*WHAT IS BEING ASKED*: Copy each line that contains the word "code".

*SOURCE MATERIAL*:

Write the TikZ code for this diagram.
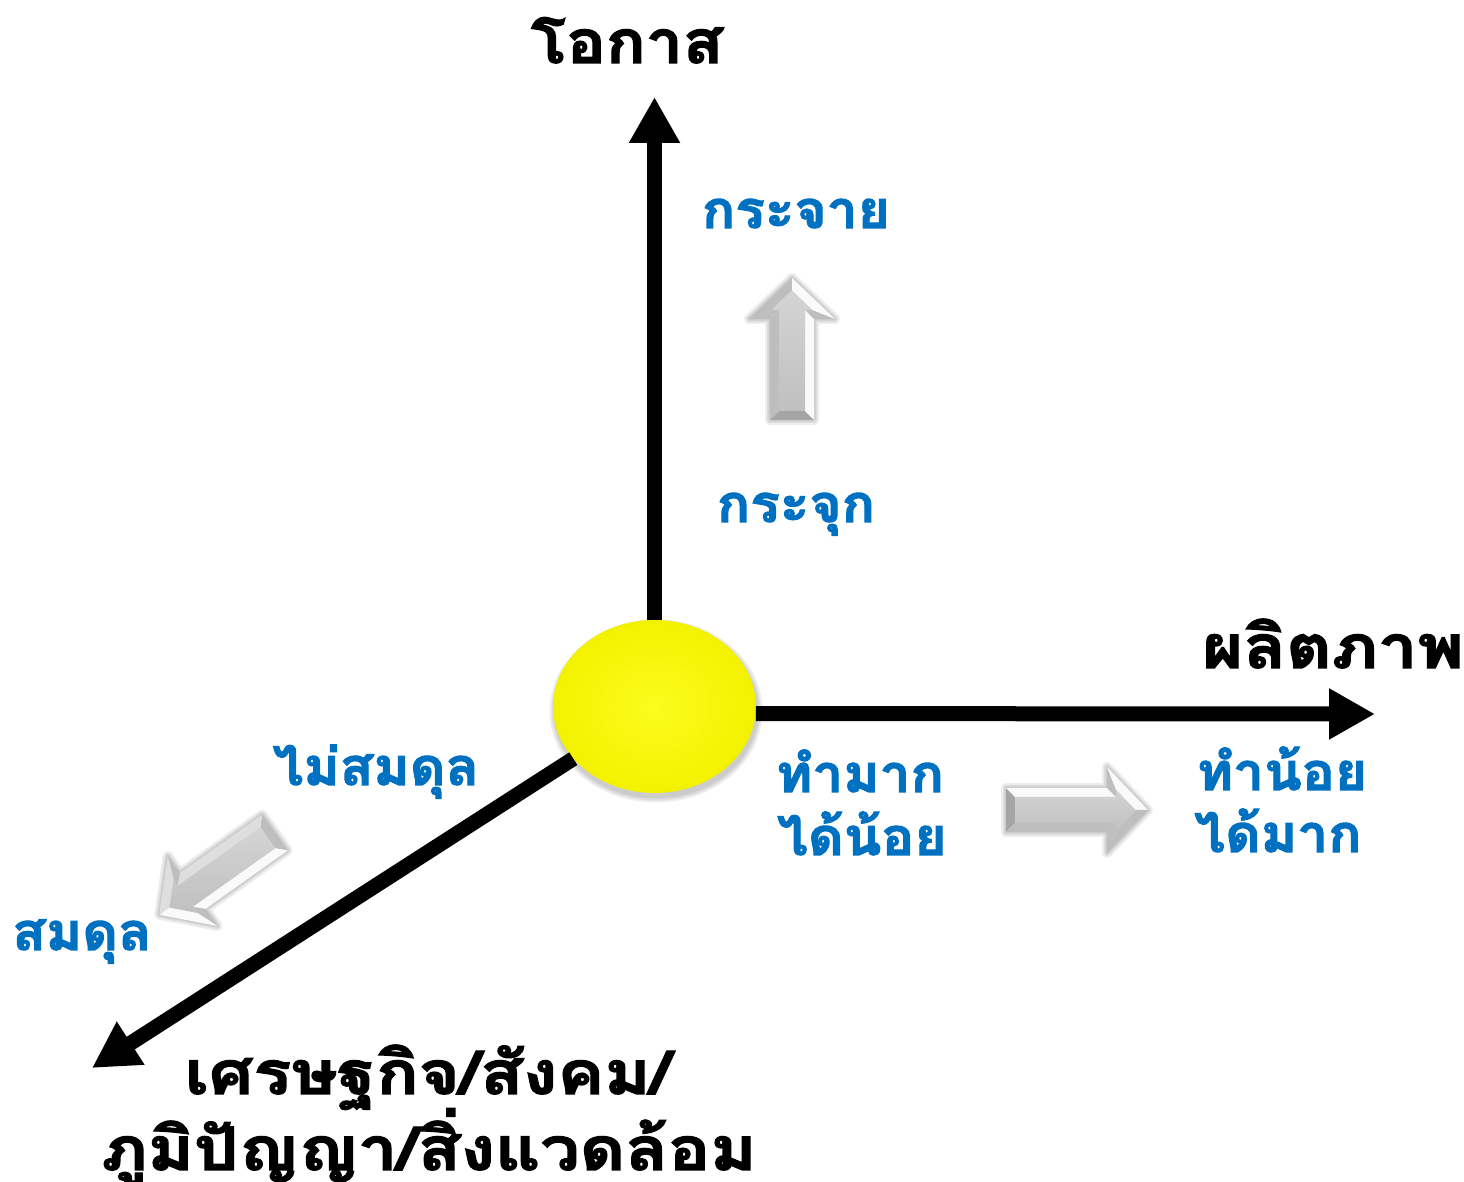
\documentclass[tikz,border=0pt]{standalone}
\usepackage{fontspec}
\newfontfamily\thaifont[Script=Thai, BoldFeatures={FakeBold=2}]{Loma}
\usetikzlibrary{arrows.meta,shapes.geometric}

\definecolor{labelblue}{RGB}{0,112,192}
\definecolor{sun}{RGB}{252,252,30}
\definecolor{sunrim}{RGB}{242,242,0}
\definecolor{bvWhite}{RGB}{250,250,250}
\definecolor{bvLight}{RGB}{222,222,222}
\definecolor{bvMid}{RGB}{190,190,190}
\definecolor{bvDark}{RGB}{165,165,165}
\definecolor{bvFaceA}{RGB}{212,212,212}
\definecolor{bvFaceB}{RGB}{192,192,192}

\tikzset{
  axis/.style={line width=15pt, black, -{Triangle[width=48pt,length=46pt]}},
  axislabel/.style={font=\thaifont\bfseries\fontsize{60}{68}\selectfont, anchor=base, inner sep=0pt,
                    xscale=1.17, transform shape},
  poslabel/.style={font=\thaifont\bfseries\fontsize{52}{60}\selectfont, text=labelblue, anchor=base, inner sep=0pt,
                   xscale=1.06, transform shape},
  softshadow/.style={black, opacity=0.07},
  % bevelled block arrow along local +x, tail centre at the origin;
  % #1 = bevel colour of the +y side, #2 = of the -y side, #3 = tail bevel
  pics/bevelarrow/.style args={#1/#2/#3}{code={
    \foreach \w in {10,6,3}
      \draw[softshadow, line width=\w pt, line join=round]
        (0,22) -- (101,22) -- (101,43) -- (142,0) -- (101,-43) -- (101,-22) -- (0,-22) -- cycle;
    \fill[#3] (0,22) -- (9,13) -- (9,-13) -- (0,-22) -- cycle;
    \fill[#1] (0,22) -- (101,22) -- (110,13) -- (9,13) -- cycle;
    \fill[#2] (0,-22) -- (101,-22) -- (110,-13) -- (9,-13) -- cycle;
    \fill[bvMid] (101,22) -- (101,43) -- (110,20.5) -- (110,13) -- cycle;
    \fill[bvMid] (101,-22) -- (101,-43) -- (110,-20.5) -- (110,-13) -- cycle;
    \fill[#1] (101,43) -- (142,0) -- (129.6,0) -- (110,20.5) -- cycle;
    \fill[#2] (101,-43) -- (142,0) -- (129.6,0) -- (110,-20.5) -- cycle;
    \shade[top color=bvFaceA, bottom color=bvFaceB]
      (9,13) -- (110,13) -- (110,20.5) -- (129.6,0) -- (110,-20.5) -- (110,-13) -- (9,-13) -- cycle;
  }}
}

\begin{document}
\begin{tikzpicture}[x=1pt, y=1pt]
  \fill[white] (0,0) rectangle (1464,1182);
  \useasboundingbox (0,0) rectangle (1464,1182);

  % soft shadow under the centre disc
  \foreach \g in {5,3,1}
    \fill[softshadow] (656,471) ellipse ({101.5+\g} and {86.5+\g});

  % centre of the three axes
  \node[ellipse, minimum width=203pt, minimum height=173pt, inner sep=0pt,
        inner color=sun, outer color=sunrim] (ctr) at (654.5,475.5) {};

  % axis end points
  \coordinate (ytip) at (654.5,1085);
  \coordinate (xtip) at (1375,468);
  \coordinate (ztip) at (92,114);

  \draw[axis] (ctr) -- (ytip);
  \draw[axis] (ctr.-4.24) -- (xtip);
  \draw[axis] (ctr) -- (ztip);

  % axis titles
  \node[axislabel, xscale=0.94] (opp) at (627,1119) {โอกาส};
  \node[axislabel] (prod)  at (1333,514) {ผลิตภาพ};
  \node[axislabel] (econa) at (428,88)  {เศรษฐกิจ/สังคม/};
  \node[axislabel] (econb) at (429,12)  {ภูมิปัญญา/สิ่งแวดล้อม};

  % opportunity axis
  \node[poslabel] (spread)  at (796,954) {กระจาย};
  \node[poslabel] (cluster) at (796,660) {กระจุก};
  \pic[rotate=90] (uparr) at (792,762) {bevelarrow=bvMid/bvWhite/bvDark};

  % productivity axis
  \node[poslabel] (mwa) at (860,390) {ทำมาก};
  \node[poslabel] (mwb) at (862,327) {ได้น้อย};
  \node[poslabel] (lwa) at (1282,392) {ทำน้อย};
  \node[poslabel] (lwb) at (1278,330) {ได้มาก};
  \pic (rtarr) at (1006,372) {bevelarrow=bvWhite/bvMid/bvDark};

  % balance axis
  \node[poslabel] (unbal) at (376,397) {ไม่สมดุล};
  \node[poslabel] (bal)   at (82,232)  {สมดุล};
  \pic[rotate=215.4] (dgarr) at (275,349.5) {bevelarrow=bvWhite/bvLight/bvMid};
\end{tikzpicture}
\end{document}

*OUTPUT OF THE EXERCISE*:
Write the TikZ code for this diagram.
  pics/bevelarrow/.style args={#1/#2/#3}{code={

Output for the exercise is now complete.